» What is expected:
Transcribe every line exactly. Leave the pictures behind.

== Exercise inputs

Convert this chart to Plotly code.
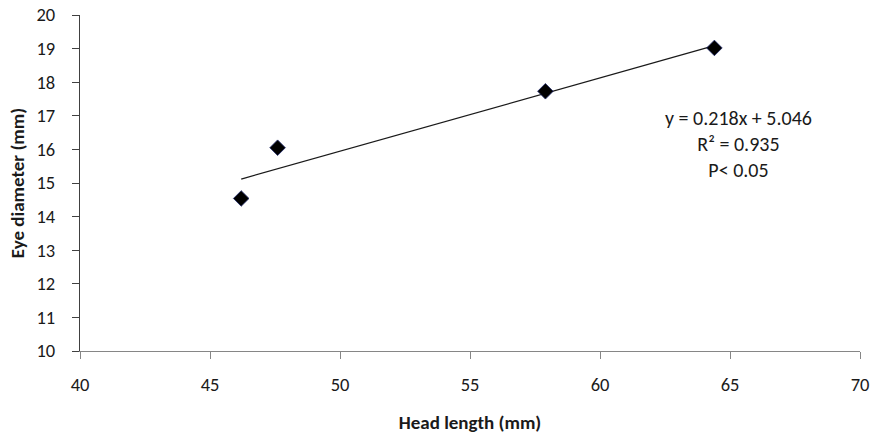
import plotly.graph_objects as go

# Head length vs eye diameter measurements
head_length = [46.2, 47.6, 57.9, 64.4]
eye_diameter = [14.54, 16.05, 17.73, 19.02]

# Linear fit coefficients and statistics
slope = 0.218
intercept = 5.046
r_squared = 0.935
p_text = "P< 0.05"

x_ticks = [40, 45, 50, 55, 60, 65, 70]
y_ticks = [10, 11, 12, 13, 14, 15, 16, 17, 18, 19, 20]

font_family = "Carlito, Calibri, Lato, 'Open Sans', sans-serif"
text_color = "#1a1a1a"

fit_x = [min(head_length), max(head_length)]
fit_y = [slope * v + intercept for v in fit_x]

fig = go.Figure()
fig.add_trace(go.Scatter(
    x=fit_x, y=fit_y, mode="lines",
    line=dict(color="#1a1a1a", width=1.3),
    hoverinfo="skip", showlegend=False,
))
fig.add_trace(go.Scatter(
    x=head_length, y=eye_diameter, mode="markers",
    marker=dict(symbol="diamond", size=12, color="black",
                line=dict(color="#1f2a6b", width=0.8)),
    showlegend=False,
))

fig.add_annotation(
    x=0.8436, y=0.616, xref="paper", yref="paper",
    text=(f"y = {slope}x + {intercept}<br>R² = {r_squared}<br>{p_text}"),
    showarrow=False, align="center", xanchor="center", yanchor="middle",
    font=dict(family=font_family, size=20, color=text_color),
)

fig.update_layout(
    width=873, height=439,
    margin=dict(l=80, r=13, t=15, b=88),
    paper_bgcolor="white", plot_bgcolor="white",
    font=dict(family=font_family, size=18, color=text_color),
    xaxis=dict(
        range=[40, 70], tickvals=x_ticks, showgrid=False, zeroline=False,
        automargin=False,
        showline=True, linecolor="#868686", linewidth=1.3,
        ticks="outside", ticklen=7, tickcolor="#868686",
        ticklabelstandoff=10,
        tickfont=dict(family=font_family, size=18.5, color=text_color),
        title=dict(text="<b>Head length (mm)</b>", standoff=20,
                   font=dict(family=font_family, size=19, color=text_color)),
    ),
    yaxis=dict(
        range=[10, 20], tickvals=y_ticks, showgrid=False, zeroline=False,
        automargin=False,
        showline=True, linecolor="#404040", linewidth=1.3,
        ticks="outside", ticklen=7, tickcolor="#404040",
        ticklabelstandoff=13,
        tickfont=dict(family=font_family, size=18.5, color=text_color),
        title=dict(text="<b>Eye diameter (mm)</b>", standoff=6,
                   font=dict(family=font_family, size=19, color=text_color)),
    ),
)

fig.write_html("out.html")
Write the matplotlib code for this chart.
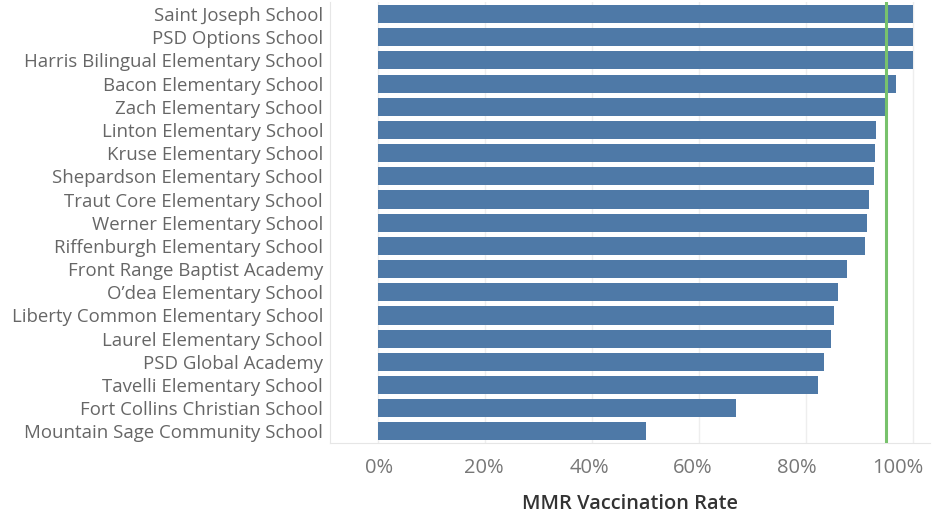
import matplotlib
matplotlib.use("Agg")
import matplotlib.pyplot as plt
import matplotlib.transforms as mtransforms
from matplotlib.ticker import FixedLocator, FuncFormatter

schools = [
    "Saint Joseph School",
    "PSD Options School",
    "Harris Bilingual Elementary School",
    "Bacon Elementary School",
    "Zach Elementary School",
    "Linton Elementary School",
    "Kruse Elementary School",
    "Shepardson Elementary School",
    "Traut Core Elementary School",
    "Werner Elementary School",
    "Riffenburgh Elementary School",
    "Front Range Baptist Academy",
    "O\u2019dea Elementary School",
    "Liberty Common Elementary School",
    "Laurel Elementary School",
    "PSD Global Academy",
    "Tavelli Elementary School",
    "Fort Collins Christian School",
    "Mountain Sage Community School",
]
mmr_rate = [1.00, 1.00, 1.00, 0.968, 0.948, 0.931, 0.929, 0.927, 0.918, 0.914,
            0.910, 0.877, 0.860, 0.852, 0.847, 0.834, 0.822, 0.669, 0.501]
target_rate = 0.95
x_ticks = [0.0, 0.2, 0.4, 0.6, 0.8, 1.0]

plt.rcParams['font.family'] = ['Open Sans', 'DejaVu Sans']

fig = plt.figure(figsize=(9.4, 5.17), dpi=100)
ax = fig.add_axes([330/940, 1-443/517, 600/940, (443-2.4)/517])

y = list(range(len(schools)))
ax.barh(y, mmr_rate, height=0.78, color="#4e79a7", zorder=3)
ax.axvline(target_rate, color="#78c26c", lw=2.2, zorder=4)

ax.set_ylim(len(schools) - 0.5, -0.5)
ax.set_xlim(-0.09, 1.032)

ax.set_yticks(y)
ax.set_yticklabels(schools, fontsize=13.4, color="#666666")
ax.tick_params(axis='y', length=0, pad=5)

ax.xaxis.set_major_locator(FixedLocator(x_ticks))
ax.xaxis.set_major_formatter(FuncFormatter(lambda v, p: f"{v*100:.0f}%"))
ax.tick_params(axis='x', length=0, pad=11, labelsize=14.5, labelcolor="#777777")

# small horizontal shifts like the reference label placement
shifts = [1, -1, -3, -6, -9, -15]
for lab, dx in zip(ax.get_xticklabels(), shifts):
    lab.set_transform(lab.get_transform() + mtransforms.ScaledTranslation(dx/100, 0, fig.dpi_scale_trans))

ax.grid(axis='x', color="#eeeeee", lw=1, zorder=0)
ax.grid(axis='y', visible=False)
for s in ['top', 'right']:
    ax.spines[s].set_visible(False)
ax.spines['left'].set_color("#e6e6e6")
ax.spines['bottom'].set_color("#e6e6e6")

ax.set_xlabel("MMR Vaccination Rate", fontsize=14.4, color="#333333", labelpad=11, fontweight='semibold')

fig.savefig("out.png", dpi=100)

====

» Exercise response:
Convert this chart to Plotly code.
import plotly.graph_objects as go

# Head length vs eye diameter measurements
head_length = [46.2, 47.6, 57.9, 64.4]
eye_diameter = [14.54, 16.05, 17.73, 19.02]

# Linear fit coefficients and statistics
slope = 0.218
intercept = 5.046
r_squared = 0.935
p_text = "P< 0.05"

x_ticks = [40, 45, 50, 55, 60, 65, 70]
y_ticks = [10, 11, 12, 13, 14, 15, 16, 17, 18, 19, 20]

font_family = "Carlito, Calibri, Lato, 'Open Sans', sans-serif"
text_color = "#1a1a1a"

fit_x = [min(head_length), max(head_length)]
fit_y = [slope * v + intercept for v in fit_x]

fig = go.Figure()
fig.add_trace(go.Scatter(
    x=fit_x, y=fit_y, mode="lines",
    line=dict(color="#1a1a1a", width=1.3),
    hoverinfo="skip", showlegend=False,
))
fig.add_trace(go.Scatter(
    x=head_length, y=eye_diameter, mode="markers",
    marker=dict(symbol="diamond", size=12, color="black",
                line=dict(color="#1f2a6b", width=0.8)),
    showlegend=False,
))

fig.add_annotation(
    x=0.8436, y=0.616, xref="paper", yref="paper",
    text=(f"y = {slope}x + {intercept}<br>R² = {r_squared}<br>{p_text}"),
    showarrow=False, align="center", xanchor="center", yanchor="middle",
    font=dict(family=font_family, size=20, color=text_color),
)

fig.update_layout(
    width=873, height=439,
    margin=dict(l=80, r=13, t=15, b=88),
    paper_bgcolor="white", plot_bgcolor="white",
    font=dict(family=font_family, size=18, color=text_color),
    xaxis=dict(
        range=[40, 70], tickvals=x_ticks, showgrid=False, zeroline=False,
        automargin=False,
        showline=True, linecolor="#868686", linewidth=1.3,
        ticks="outside", ticklen=7, tickcolor="#868686",
        ticklabelstandoff=10,
        tickfont=dict(family=font_family, size=18.5, color=text_color),
        title=dict(text="<b>Head length (mm)</b>", standoff=20,
                   font=dict(family=font_family, size=19, color=text_color)),
    ),
    yaxis=dict(
        range=[10, 20], tickvals=y_ticks, showgrid=False, zeroline=False,
        automargin=False,
        showline=True, linecolor="#404040", linewidth=1.3,
        ticks="outside", ticklen=7, tickcolor="#404040",
        ticklabelstandoff=13,
        tickfont=dict(family=font_family, size=18.5, color=text_color),
        title=dict(text="<b>Eye diameter (mm)</b>", standoff=6,
                   font=dict(family=font_family, size=19, color=text_color)),
    ),
)

fig.write_html("out.html")
Write the matplotlib code for this chart.
import matplotlib
matplotlib.use("Agg")
import matplotlib.pyplot as plt
import matplotlib.transforms as mtransforms
from matplotlib.ticker import FixedLocator, FuncFormatter

schools = [
    "Saint Joseph School",
    "PSD Options School",
    "Harris Bilingual Elementary School",
    "Bacon Elementary School",
    "Zach Elementary School",
    "Linton Elementary School",
    "Kruse Elementary School",
    "Shepardson Elementary School",
    "Traut Core Elementary School",
    "Werner Elementary School",
    "Riffenburgh Elementary School",
    "Front Range Baptist Academy",
    "O\u2019dea Elementary School",
    "Liberty Common Elementary School",
    "Laurel Elementary School",
    "PSD Global Academy",
    "Tavelli Elementary School",
    "Fort Collins Christian School",
    "Mountain Sage Community School",
]
mmr_rate = [1.00, 1.00, 1.00, 0.968, 0.948, 0.931, 0.929, 0.927, 0.918, 0.914,
            0.910, 0.877, 0.860, 0.852, 0.847, 0.834, 0.822, 0.669, 0.501]
target_rate = 0.95
x_ticks = [0.0, 0.2, 0.4, 0.6, 0.8, 1.0]

plt.rcParams['font.family'] = ['Open Sans', 'DejaVu Sans']

fig = plt.figure(figsize=(9.4, 5.17), dpi=100)
ax = fig.add_axes([330/940, 1-443/517, 600/940, (443-2.4)/517])

y = list(range(len(schools)))
ax.barh(y, mmr_rate, height=0.78, color="#4e79a7", zorder=3)
ax.axvline(target_rate, color="#78c26c", lw=2.2, zorder=4)

ax.set_ylim(len(schools) - 0.5, -0.5)
ax.set_xlim(-0.09, 1.032)

ax.set_yticks(y)
ax.set_yticklabels(schools, fontsize=13.4, color="#666666")
ax.tick_params(axis='y', length=0, pad=5)

ax.xaxis.set_major_locator(FixedLocator(x_ticks))
ax.xaxis.set_major_formatter(FuncFormatter(lambda v, p: f"{v*100:.0f}%"))
ax.tick_params(axis='x', length=0, pad=11, labelsize=14.5, labelcolor="#777777")

# small horizontal shifts like the reference label placement
shifts = [1, -1, -3, -6, -9, -15]
for lab, dx in zip(ax.get_xticklabels(), shifts):
    lab.set_transform(lab.get_transform() + mtransforms.ScaledTranslation(dx/100, 0, fig.dpi_scale_trans))

ax.grid(axis='x', color="#eeeeee", lw=1, zorder=0)
ax.grid(axis='y', visible=False)
for s in ['top', 'right']:
    ax.spines[s].set_visible(False)
ax.spines['left'].set_color("#e6e6e6")
ax.spines['bottom'].set_color("#e6e6e6")

ax.set_xlabel("MMR Vaccination Rate", fontsize=14.4, color="#333333", labelpad=11, fontweight='semibold')

fig.savefig("out.png", dpi=100)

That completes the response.